Wave Dragon first Pembrokeshire Unit:

The unit off Pembrokeshire will be a 7 MW device and located two to three miles northwest of St Ann’s Head and tested for three to five years only, in order to gain operational experience and knowledge on the energy transfer efficiencies. Commissioned in 2010, and deployed 2011/2012 the project would, even in this early demonstration phase, produce enough clean and green electricity each year to meet the annual demand of between 2,500 and 3,000 homes, subject to grid connection. This clean generation will offset the release of about 1,000 tonnes of carbon dioxide every year, the main greenhouse gas contributing to global warming and climate change. However, there may be limits placed on us by the local grid capacity, and we are in discussion with Western Power as to exactly how much energy we can bring ashore.

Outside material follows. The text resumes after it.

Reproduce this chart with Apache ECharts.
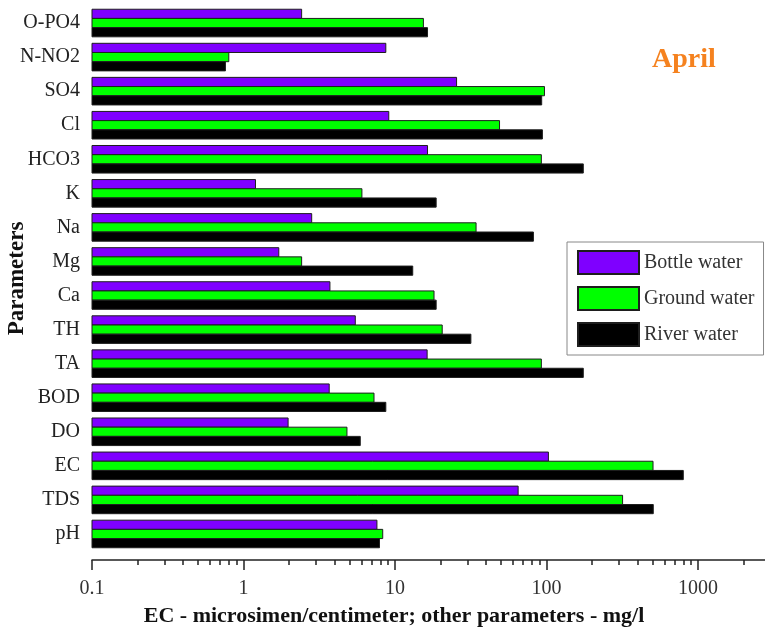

The demonstration site has been selected in order to meet several criteria. It must be exposed to the predominant wind and wave direction but relatively close to land, for economic and operational purposes. The site must be close to a major port, in our case Milford Haven, but yet away from commercial shipping interests and outside of military firing ranges. The landfall of the cable must be close to potential grid connection locations. Due to these practical limitations, the demonstration site is located within the Pembrokeshire Marine SAC (Special Area of Conservation), and a full Environmental Impact Assessment (EIA) has being conducted. However, we are only applying for permission to use this site as a test area and the Wave Dragon will only remain in place here for three to five years, covering an area of approximately 0.25 km2, before being removed; hopefully to join ten other units further (ten to twelve miles) out to sea, to form Britain’s first commercial wave energy farm.

How it works:

The Wave Dragon is large floating barge that produces energy directly from the power of the water; the only moving parts in the entire structure are the turbines. The Wave Dragon works by facing its outstretched collector arms towards the oncoming waves, these concentrate 300 metres of wave front
towards 140 metres of ramp at the front of the structure. This focusing increases the wave height at the ramp, which in turn acts like a beach and causes the waves to break over its top and into the reservoir behind it. By this action the water is elevated and given potential energy, which is turned into electricity by simply running the water down through turbines in the bottom of the structure. The Wave Dragon actually produces energy in almost exactly the same way as a low-head hydro power station. This last fact is one of the major advantages of the Wave Dragon concept. There is no new technology utilised in this structure at all. The low-head turbines we are using are the same as the hydropower industry have been successfully using for over 80 years, the structure its self is based on designs that the maritime world has been using for even longer. This is of course another huge benefit of deploying in Pembrokeshire, in that there is a major resource of maritime construction experience that exists within Milford Haven and Pembroke Dock.

Wave Dragon Ltd:

Wave Dragon is a private company working towards the commercialisation of a technology to extract electricity directly from ocean waves. Originally a Danish company we are now moving the centre of our global operations to South Wales to take advantage of both the Wave Climate and the professional expertise in this area and especially the political commitment to renewable energies by the Welsh Assembly Government.